The distribution over categories is assumed in the original paper to be uniform.
This, KL-loss is constant an is not involved in optimization, so other losses are needed!
Instead, the following loss is used:
Thus, the total training objective becomes: $$ L=\log p\left(x \mid z_q(x)\right)+\left\|\operatorname{sg}\left[z_e(x)\right]-e\right\|_2^2+\beta\left\|z_e(x)-\operatorname{sg}[e]\right\|_2^2, $$
where $\operatorname{sg}$ is a stop-gradient operation (i.e. it is identity in the forward pass, and has zero partial derivatives in the backward pass).
The last loss, the commitment loss, which only applies to the encoder weights, encourages the output of the encoder to stay close to the chosen codebook vector to prevent it from fluctuating too frequently from one code vector to another
The improvement of VQ-VAE scheme has been proposed in Generating Diverse High-Fidelity Images with VQ-VAE-2
It uses the same loss, but tries to learn hierarhical codes.
In the first stage, hierarchical latent codes are used.

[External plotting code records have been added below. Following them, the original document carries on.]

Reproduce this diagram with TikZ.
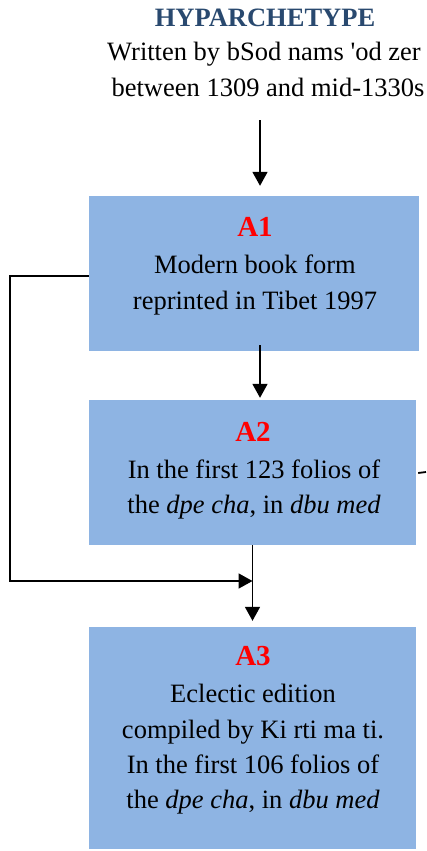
\documentclass[tikz,border=0pt]{standalone}
\usepackage{fontspec}
\setmainfont{Liberation Serif}
\newfontfamily\rawserif{Liberation Serif}
\usetikzlibrary{arrows.meta}
\definecolor{boxblue}{HTML}{8EB4E3}
\definecolor{titleblue}{HTML}{29496F}
\definecolor{labred}{HTML}{FF0000}
\begin{document}
\begin{tikzpicture}[x=1pt,y=-1pt,
  box/.style={fill=boxblue,draw=none,inner sep=0pt,anchor=center},
  txt/.style={inner sep=0pt,anchor=base,font=\fontsize{26.5}{34}\selectfont},
  lab/.style={inner sep=0pt,anchor=base,text=labred,font=\fontsize{29}{34}\selectfont\bfseries},
  ttl/.style={inner sep=0pt,anchor=base,text=titleblue,font=\fontsize{26.5}{34}\selectfont\bfseries},
  conn/.style={line width=1.8pt,draw=black},
  arr/.style={conn,-{Triangle[length=14pt,width=15pt]}}]
\useasboundingbox (0,0) rectangle (426,851);
% boxes
\node[box,minimum width=330pt,minimum height=155pt] (A1) at (254,273.5) {};
\node[box,minimum width=327pt,minimum height=145pt] (A2) at (252.5,472.5) {};
\node[box,minimum width=327pt,minimum height=222pt] (A3) at (252.5,738) {};
% title
\node[ttl] (t0) at (265,27) {HYPARCHETYPE};
\node[txt] (t1) at (264,61) {Written by bSod nams {\rawserif'}od zer};
\node[txt] (t2) at (268,96) {between 1309 and mid-1330s};
% A1 texts
\node[lab] (l1) at (255,236) {A1};
\node[txt] (a11) at (255,273) {Modern book form};
\node[txt] (a12) at (255,309) {reprinted in Tibet 1997};
% A2 texts
\node[lab] (l2) at (253,441) {A2};
\node[txt] (a21) at (254,478) {In the first 123 folios of};
\node[txt] (a22) at (254,513) {the \textit{dpe cha}, in \textit{dbu med}};
% A3 texts
\node[lab] (l3) at (253,665) {A3};
\node[txt] (a31) at (253,702.5) {Eclectic edition};
\node[txt] (a32) at (253,738) {compiled by Ki rti ma ti.};
\node[txt] (a33) at (253,773) {In the first 106 folios of};
\node[txt] (a34) at (253,808) {the \textit{dpe cha}, in \textit{dbu med}};
% coordinates
\coordinate (c0) at (260,120);
\coordinate (lft) at (10,581);
\coordinate (j) at (252.5,581);
\coordinate (rgt) at (426,472);
% connectors
\draw[arr] (c0) -- ([xshift=6pt,yshift=10pt]A1.north);
\draw[arr] ([xshift=6pt,yshift=6pt]A1.south) -- ([xshift=7.5pt,yshift=2pt]A2.north);
\draw[arr] ([yshift=-2.5pt]A1.west) -| (lft) -- (j);
\draw[arr] (A2.south) -- ([yshift=6pt]A3.north);
\draw[conn] ([xshift=2pt,yshift=-0.5pt]A2.east) -- (rgt);
\end{tikzpicture}
\end{document}
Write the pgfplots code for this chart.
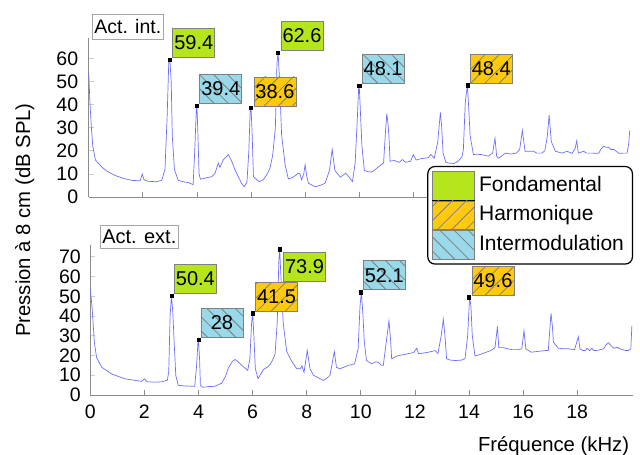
\documentclass[border=0pt]{standalone}
\usepackage{fontspec}
\setmainfont{Liberation Sans}
\usepackage{pgfplots}
\pgfplotsset{compat=1.18}
\usetikzlibrary{patterns.meta}

\definecolor{specblue}{RGB}{110,110,250}
\definecolor{limeg}{RGB}{181,230,29}
\definecolor{goldy}{RGB}{255,201,14}
\definecolor{lightb}{RGB}{153,217,234}

\tikzset{
  lab/.style={draw=black!50, line width=0.8pt, minimum width=42pt, minimum height=29pt, inner sep=1pt, font=\fontsize{20}{22}\selectfont, text=black},
  fonda/.style={lab, fill=limeg},
  harmo/.style={lab, preaction={fill=goldy}, pattern={Lines[angle=45,distance=10pt,line width=0.8pt]}, pattern color=black!50},
  inter/.style={lab, preaction={fill=lightb}, pattern={Lines[angle=-45,distance=10pt,line width=0.8pt]}, pattern color=black!50},
}

\pgfplotsset{
  myax/.style={scale only axis, axis lines=left,
    axis line style={-, draw=black!45, line width=0.8pt},
    xmin=0, xmax=20.05, ymin=0, xtick={0,2,...,18},
    tick align=inside, major tick length=5pt,
    xtick style={draw=black!45, line width=0.8pt},
    ytick style={draw=black!20, line width=0.8pt},
    tick label style={font=\fontsize{19.5}{22}\selectfont},
    /pgf/number format/assume math mode=true, clip=false,
    xticklabel style={yshift=-6.5pt},
  },
  curve/.style={color=specblue, line width=0.7pt, no marks, forget plot},
  pk/.style={only marks, mark=square*, mark size=1.6pt, color=black, forget plot,
    point meta=explicit symbolic, nodes near coords},
}

\begin{document}
\begin{tikzpicture}

% ---------------- bottom axis ----------------
\begin{axis}[myax, at={(90.3pt,-395pt)}, anchor=south west,
  width=542.4pt, height=150pt, ymax=76, ytick={0,10,...,70},
  yticklabel style={xshift=-6pt},
  every axis title/.style={at={(axis description cs:0,1)}, anchor=south west, xshift=9.7pt, yshift=-4pt,
    draw=black!35, line width=0.6pt, fill=white, minimum width=78pt, minimum height=23pt, inner sep=0pt,
    font=\fontsize{20}{22}\selectfont},
  title={Act. ext.},
  every axis x label/.style={at={(axis description cs:1,0)}, anchor=base east, yshift=-56.7pt,
    font=\fontsize{20.3}{22}\selectfont},
  xlabel={Fréquence (kHz)},
]
\addplot[curve] coordinates {
(0.00,53.5) (0.04,48) (0.07,43.5) (0.15,26.7) (0.23,19.1) (0.42,14.1) (0.78,10.7) (1.28,8.2)
(1.9,6.9) (2.0,8.2) (2.1,6.7) (2.4,6.5) (2.65,6.7) (2.85,7.5) (2.9,12) (2.95,40) (3.0,50.4)
(3.05,42) (3.1,26.7) (3.16,9.9) (3.25,4.9) (3.5,4.6) (3.86,4.4) (3.93,15) (3.98,27) (4.0,28)
(4.04,18) (4.07,4.9) (4.16,3.9) (4.4,4.3) (4.6,4.4) (4.86,6) (5.0,9.5) (5.1,13.6) (5.25,17)
(5.35,18) (5.45,17) (5.6,15) (5.82,12.5) (5.9,18.4) (5.96,36) (6.0,41.5) (6.04,32) (6.1,13.4)
(6.2,8.3) (6.3,10.5) (6.4,13) (6.55,14.1) (6.65,15.5) (6.75,18) (6.83,20.8) (6.91,36.7)
(6.97,68) (7.0,73.9) (7.04,62) (7.13,36.7) (7.26,22) (7.43,17.5) (7.63,13.3) (7.76,13.3)
(7.82,14.8) (7.9,11.5) (8.02,22.5) (8.12,13.3) (8.25,10) (8.5,8.2) (8.61,7.4) (8.75,8.5)
(8.86,10) (9.02,22) (9.1,14) (9.22,13.3) (9.4,14.2) (9.53,15) (9.77,15.8) (9.9,23.4)
(9.97,45) (10.02,52.1) (10.08,40) (10.13,26.7) (10.21,17.5) (10.4,15.8) (10.55,16.8)
(10.65,16.6) (10.75,15.2) (10.83,15) (10.97,30) (11.04,37.6) (11.1,28) (11.14,18.4)
(11.25,19.2) (11.39,20) (11.6,20.5) (11.76,21) (11.95,21.5) (12.07,23.7) (12.13,21)
(12.3,21.2) (12.5,21.7) (12.75,22.5) (12.85,21) (12.97,30) (13.05,38.4) (13.11,30)
(13.17,18.4) (13.3,17.7) (13.48,17.5) (13.7,17.6) (13.85,18.4) (13.95,30) (14.02,49.6)
(14.07,45) (14.12,30) (14.22,19.8) (14.4,20.5) (14.6,21.5) (14.8,22.5) (14.96,24) (15.05,34.7)
(15.1,24) (15.27,24) (15.4,23.5) (15.58,23) (15.8,23) (15.95,23.4) (16.03,32.6) (16.1,23.4)
(16.3,21.7) (16.5,22) (16.8,22.5) (16.93,22.5) (16.98,32) (17.03,41.4) (17.08,35) (17.12,26.7)
(17.3,23.7) (17.5,23.4) (17.67,23.4) (17.9,23) (18.04,29.5) (18.1,23.4) (18.2,22.6) (18.3,22.5)
(18.36,23.7) (18.45,22.5) (18.54,23.7) (18.6,22.6) (18.67,22.5) (18.8,22.8) (18.97,23.4)
(19.07,25.5) (19.16,26.5) (19.25,25) (19.35,23.7) (19.47,24.2) (19.6,23.3) (19.8,22.5)
(19.9,22.6) (19.98,23.4) (20.02,35)
};
\addplot[pk, every node near coord/.append style={fonda, anchor=south west, xshift=2.5pt, yshift=2pt}]
  coordinates {(3,50.4) [50.4]};
\addplot[pk, every node near coord/.append style={fonda, anchor=north west, xshift=3.5pt, yshift=-2.5pt}]
  coordinates {(7,73.9) [73.9]};
\addplot[pk, every node near coord/.append style={inter, anchor=south west, xshift=2pt, yshift=2pt}]
  coordinates {(4,28) [28] (10,52.1) [52.1]};
\addplot[pk, every node near coord/.append style={harmo, anchor=south west, xshift=2.5pt, yshift=1.5pt}]
  coordinates {(6,41.5) [41.5] (14,49.6) [49.6]};
\end{axis}

% ---------------- top axis ----------------
\begin{axis}[myax, at={(88.7pt,-197pt)}, anchor=south west,
  width=542.4pt, height=159.4pt, ymax=69, ytick={0,10,...,60},
  xticklabels={},
  yticklabel style={xshift=-7pt},
  every axis title/.style={at={(axis description cs:0,1)}, anchor=south west, xshift=3.3pt, yshift=-2pt,
    draw=black!35, line width=0.6pt, fill=white, minimum width=71pt, minimum height=25pt, inner sep=0pt,
    font=\fontsize{19.5}{22}\selectfont},
  title={Act. int.},
  legend style={at={(1.0035,0.195)}, anchor=north east, draw=black, line width=1.2pt,
    rounded corners=7pt, fill=white, inner sep=4.5pt, row sep=0pt,
    font=\fontsize{21}{23}\selectfont,
    nodes={inner xsep=4pt, inner ysep=0pt, text height=15pt, text depth=4pt}},
  legend cell align=left,
  legend image code/.code={\draw[sharp corners, line width=0.8pt, draw=black!50, #1] (0pt,-14.35pt) rectangle (42pt,14.35pt);},
]
\addlegendimage{fill=limeg}
\addlegendentry{Fondamental}
\addlegendimage{preaction={fill=goldy}, pattern={Lines[angle=45,distance=10pt,line width=0.8pt]}, pattern color=black!50}
\addlegendentry{Harmonique}
\addlegendimage{preaction={fill=lightb}, pattern={Lines[angle=-45,distance=10pt,line width=0.8pt]}, pattern color=black!50}
\addlegendentry{Intermodulation}

\addplot[curve] coordinates {
(0.00,53.8) (0.05,40) (0.10,30) (0.15,22) (0.25,16) (0.35,14.7) (0.5,12.8) (0.7,11) (1.0,9.2)
(1.3,8) (1.6,7.2) (1.9,7) (1.98,9.9) (2.05,7.4) (2.2,6.8) (2.5,6.6) (2.7,7.2) (2.82,12)
(2.9,35) (2.96,58.5) (3.0,59.4) (3.05,50) (3.09,26.5) (3.17,11.8) (3.31,7.2) (3.5,6.6)
(3.7,6.2) (3.86,5.3) (3.92,20) (3.98,38.5) (4.0,39.4) (4.03,30) (4.08,10) (4.13,7.7)
(4.35,8.3) (4.55,8.8) (4.67,10.3) (4.79,14.7) (4.85,12.8) (4.98,16.2) (5.1,17.5) (5.16,18.4)
(5.29,15.4) (5.4,12) (5.53,8.8) (5.65,6) (5.75,4.4) (5.85,6.5) (5.92,20) (5.97,37.5) (6.0,38.6)
(6.04,28) (6.09,8.8) (6.3,6.6) (6.45,7.4) (6.6,10) (6.7,12.5) (6.8,18) (6.9,30) (6.96,58)
(7.0,62.6) (7.05,52) (7.13,27) (7.26,14) (7.38,7.8) (7.55,8.5) (7.75,10.3) (7.81,10) (7.87,7.4)
(7.95,10) (8.0,14) (8.06,9) (8.12,6) (8.37,4.4) (8.6,5.2) (8.74,6) (8.9,11.5) (9.0,20.6)
(9.1,11.5) (9.3,8.6) (9.5,10.3) (9.6,9) (9.75,6.7) (9.85,14.7) (9.93,34) (9.98,47.5) (10.0,48.1)
(10.04,38) (10.1,22) (10.19,11.5) (10.3,11) (10.46,10.8) (10.6,12) (10.77,13.6) (10.9,14.7)
(10.97,28) (11.02,36.1) (11.06,32) (11.1,26) (11.14,15.5) (11.3,15.8) (11.47,15) (11.6,16.2)
(11.72,15) (11.9,15.5) (12.0,18.4) (12.1,16) (12.25,16.5) (12.4,16.8) (12.55,17) (12.65,18.4)
(12.77,16.8) (12.9,23.6) (13.0,36.6) (13.05,30) (13.1,19) (13.2,15) (13.3,14.7) (13.5,14.5)
(13.66,15.5) (13.8,17.5) (13.85,20.6) (13.92,41) (14.0,48.4) (14.05,38) (14.1,26.5) (14.22,18.4)
(14.35,18.5) (14.5,18.4) (14.77,17.7) (14.93,19) (15.02,25.4) (15.08,17.7) (15.14,16.8)
(15.25,17.6) (15.4,19) (15.6,18.6) (15.8,19) (15.93,20.5) (16.03,28.8) (16.13,19.8) (16.3,19.8)
(16.44,19.8) (16.56,19) (16.75,19) (16.86,20) (16.95,26) (17.02,35.4) (17.1,24) (17.25,19.8)
(17.5,19) (17.68,19.8) (17.87,18.9) (17.98,21) (18.04,24.3) (18.1,19) (18.2,19.4) (18.3,19.8)
(18.4,19) (18.6,19) (18.85,18.9) (18.95,21) (19.04,22) (19.1,21.6) (19.22,21.5) (19.3,20.6)
(19.41,20.6) (19.6,18.9) (19.75,19) (19.9,19) (19.96,23) (20.0,28.8)
};
\addplot[pk, every node near coord/.append style={fonda, anchor=south west, xshift=2.5pt, yshift=2pt}]
  coordinates {(3,59.4) [59.4] (7,62.6) [62.6]};
\addplot[pk, every node near coord/.append style={inter, anchor=south west, xshift=2.5pt, yshift=2pt}]
  coordinates {(4,39.4) [39.4] (10,48.1) [48.1]};
\addplot[pk, every node near coord/.append style={harmo, anchor=south west, xshift=2.5pt, yshift=1.5pt}]
  coordinates {(6,38.6) [38.6] (14,48.4) [48.4]};
\end{axis}

\node[rotate=90, anchor=base, font=\fontsize{20.3}{22}\selectfont] at (30pt,-220pt) {Pression à 8 cm (dB SPL)};

\pgfresetboundingbox
\useasboundingbox (0,0) rectangle (640pt,-455pt);
\end{tikzpicture}
\end{document}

For example, for 256 × 256 images, a two level latent hierarchy is used. The encoder network first transforms and downsamples the image by a factor of 4 to a 64 × 64 representation which is quantized to our bottom level latent map. Another stack of residual blocks then further scales down the representations by a factor of two, yielding a top-level 32 × 32 latent map after quantization.
The decoder is similarly a feed-forward network that takes as input all levels of the quantized latent hierarchy. It consists of a few residual blocks followed by a number of strided transposed convolutions to upsample the representations back to the original image size.
Once we have the encoder, we can model the distribution of the discrete latent
by a PixelCNN autoregressive architecture (in fact, PixelSnail approach with self-attention).
This is done independently.
Of course, one can use other discrete distribution models over those latents.
VQ-VAE architecture:
One can easily use GPT to model the dependencies over the resulting latent variables, for example, as in VideoGPT paper, where GPT is used to predict the discrete latent codes.
Significant improvement of VQ-VAE has been achieved by combining the ideas of VQ-VAE with the ideas of generative networks (GANs), resulting in the VQ-GAN.
In short (we will cover this in the lecture on GANs) is to add an additional loss on the quality of the generated images, and the loss is borrowed from GANs.